━━━ DATA SUPPLIED

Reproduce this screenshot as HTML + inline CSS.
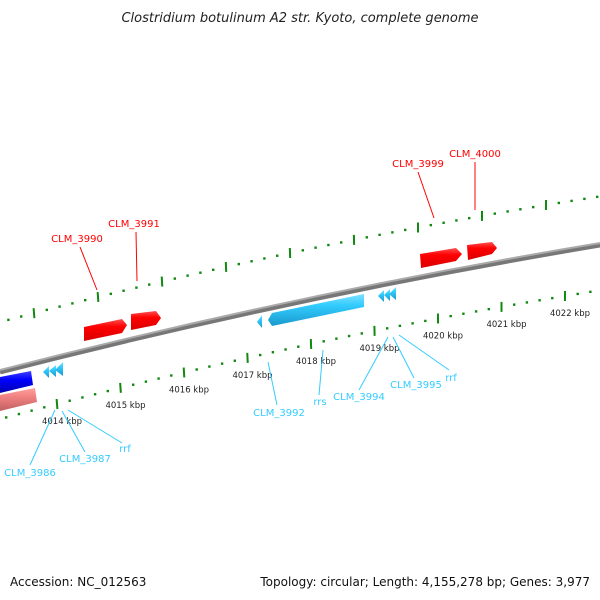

━━━━━━
━━━ DATA SUPPLIED

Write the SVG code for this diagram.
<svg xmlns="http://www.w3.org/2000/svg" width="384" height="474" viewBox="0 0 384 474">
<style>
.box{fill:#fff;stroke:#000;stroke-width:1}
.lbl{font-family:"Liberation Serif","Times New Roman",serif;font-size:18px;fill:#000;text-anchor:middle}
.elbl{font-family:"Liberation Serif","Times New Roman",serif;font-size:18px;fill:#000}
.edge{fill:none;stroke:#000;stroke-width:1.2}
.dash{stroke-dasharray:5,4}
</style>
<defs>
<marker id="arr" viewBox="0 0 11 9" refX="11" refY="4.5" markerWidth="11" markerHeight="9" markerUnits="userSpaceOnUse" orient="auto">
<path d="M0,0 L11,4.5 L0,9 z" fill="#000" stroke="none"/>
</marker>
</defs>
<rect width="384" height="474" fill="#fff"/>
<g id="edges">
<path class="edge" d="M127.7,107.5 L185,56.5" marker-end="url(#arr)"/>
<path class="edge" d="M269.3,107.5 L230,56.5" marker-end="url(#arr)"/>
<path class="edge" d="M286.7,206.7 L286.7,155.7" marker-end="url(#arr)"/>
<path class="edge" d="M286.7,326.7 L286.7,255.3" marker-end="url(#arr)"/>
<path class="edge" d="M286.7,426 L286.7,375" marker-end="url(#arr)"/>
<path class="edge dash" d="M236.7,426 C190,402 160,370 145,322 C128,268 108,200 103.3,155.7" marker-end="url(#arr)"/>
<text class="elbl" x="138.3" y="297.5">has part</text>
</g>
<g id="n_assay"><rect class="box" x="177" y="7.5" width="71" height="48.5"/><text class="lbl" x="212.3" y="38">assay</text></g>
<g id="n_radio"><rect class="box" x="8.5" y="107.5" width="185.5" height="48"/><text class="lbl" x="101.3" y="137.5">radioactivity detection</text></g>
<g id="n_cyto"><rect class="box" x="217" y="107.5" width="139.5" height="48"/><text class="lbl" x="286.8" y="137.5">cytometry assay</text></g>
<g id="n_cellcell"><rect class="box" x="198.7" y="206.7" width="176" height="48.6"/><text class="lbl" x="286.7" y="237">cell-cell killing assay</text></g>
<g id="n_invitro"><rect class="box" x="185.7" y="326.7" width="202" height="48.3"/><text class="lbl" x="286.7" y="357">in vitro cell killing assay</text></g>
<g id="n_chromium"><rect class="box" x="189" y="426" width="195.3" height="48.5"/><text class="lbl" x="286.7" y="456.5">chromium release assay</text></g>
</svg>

━━━━━━

THE TASK: Only lines with the string "this" belong in your answer; copy each one.

SOLUTION TO THE EXERCISE:
Reproduce this screenshot as HTML + inline CSS.
Write the SVG code for this diagram.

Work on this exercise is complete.